The Indian Rupee (INR) extends the rally on Friday. Foreign portfolio inflows into Indian equities and increased hedging-related US Dollar (USD) sales from local exporters boost the Indian currency. Additionally, optimism surrounding a potential trade agreement between the US and India contributes to the INR's upside.
However, the surge in tensions between India and Pakistan could undermine the local currency. Pakistan claims it has “credible intelligence” that India is planning imminent military action, a week after an attack that killed 26 people in the India-administered Kashmir.
Investors will closely watch the US April employment data later on Friday, including the Nonfarm Payrolls (NFP), the Unemployment Rate and Average Hourly Earnings. The NFP is expected to show 130K job additions in April, while the Unemployment Rate is estimated to remain at 4.2%.
The Indian Rupee strengthens on the day. The USD/INR maintains its negative outlook on the daily timeframe, with the price holding below the key 100-day Exponential Moving Average (EMA). Nonetheless, the 14-day Relative Strength Index (RSI) moves below the 30.00 mark, indicating oversold conditions and warranting some caution. This suggests that further consolidation or a temporary recovery is on the cards.
A breach of the lower limit of the descending trend channel would bring USD/INR to 84.22, the low of November 25, 2024. If the pair continues to see red candlesticks and sustains price action below the mentioned level, we might see a drop to 84.08, the low of November 6, 2024.
On the other hand, the immediate resistance level to watch is 85.14, the low of April 23. Sustained trading above this level could pave the way to 85.72, the 100-day EMA, en route to 86.25, the upper boundary of the trend channel.
The Indian Rupee (INR) is one of the most sensitive currencies to external factors. The price of Crude Oil (the country is highly dependent on imported Oil), the value of the US Dollar – most trade is conducted in USD – and the level of foreign investment, are all influential. Direct intervention by the Reserve Bank of India (RBI) in FX markets to keep the exchange rate stable, as well as the level of interest rates set by the RBI, are further major influencing factors on the Rupee.
The Reserve Bank of India (RBI) actively intervenes in forex markets to maintain a stable exchange rate, to help facilitate trade. In addition, the RBI tries to maintain the inflation rate at its 4% target by adjusting interest rates. Higher interest rates usually strengthen the Rupee. This is due to the role of the ‘carry trade’ in which investors borrow in countries with lower interest rates so as to place their money in countries’ offering relatively higher interest rates and profit from the difference.

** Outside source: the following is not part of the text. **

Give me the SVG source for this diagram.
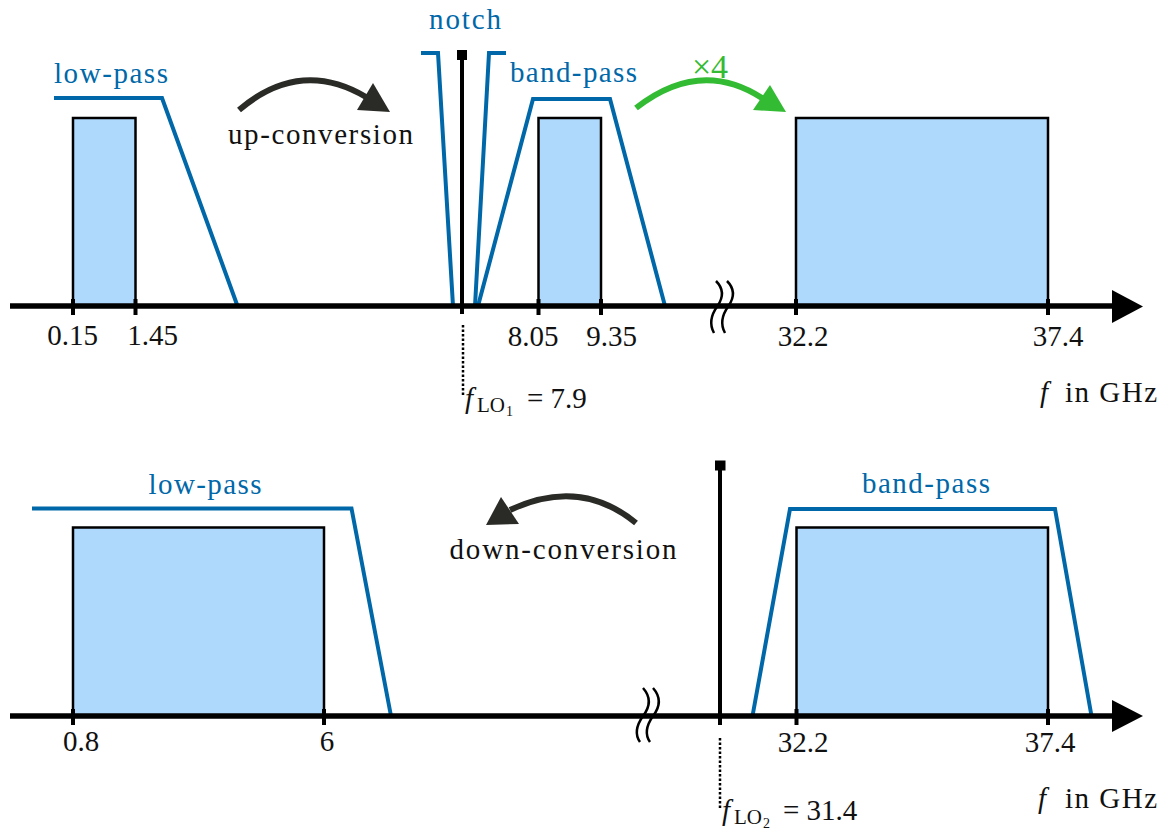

Macroeconomic factors that influence the value of the Rupee include inflation, interest rates, the economic growth rate (GDP), the balance of trade, and inflows from foreign investment. A higher growth rate can lead to more overseas investment, pushing up demand for the Rupee. A less negative balance of trade will eventually lead to a stronger Rupee. Higher interest rates, especially real rates (interest rates less inflation) are also positive for the Rupee. A risk-on environment can lead to greater inflows of Foreign Direct and Indirect Investment (FDI and FII), which also benefit the Rupee.
Higher inflation, particularly, if it is comparatively higher than India’s peers, is generally negative for the currency as it reflects devaluation through oversupply. Inflation also increases the cost of exports, leading to more Rupees being sold to purchase foreign imports, which is Rupee-negative. At the same time, higher inflation usually leads to the Reserve Bank of India (RBI) raising interest rates and this can be positive for the Rupee, due to increased demand from international investors. The opposite effect is true of lower inflation.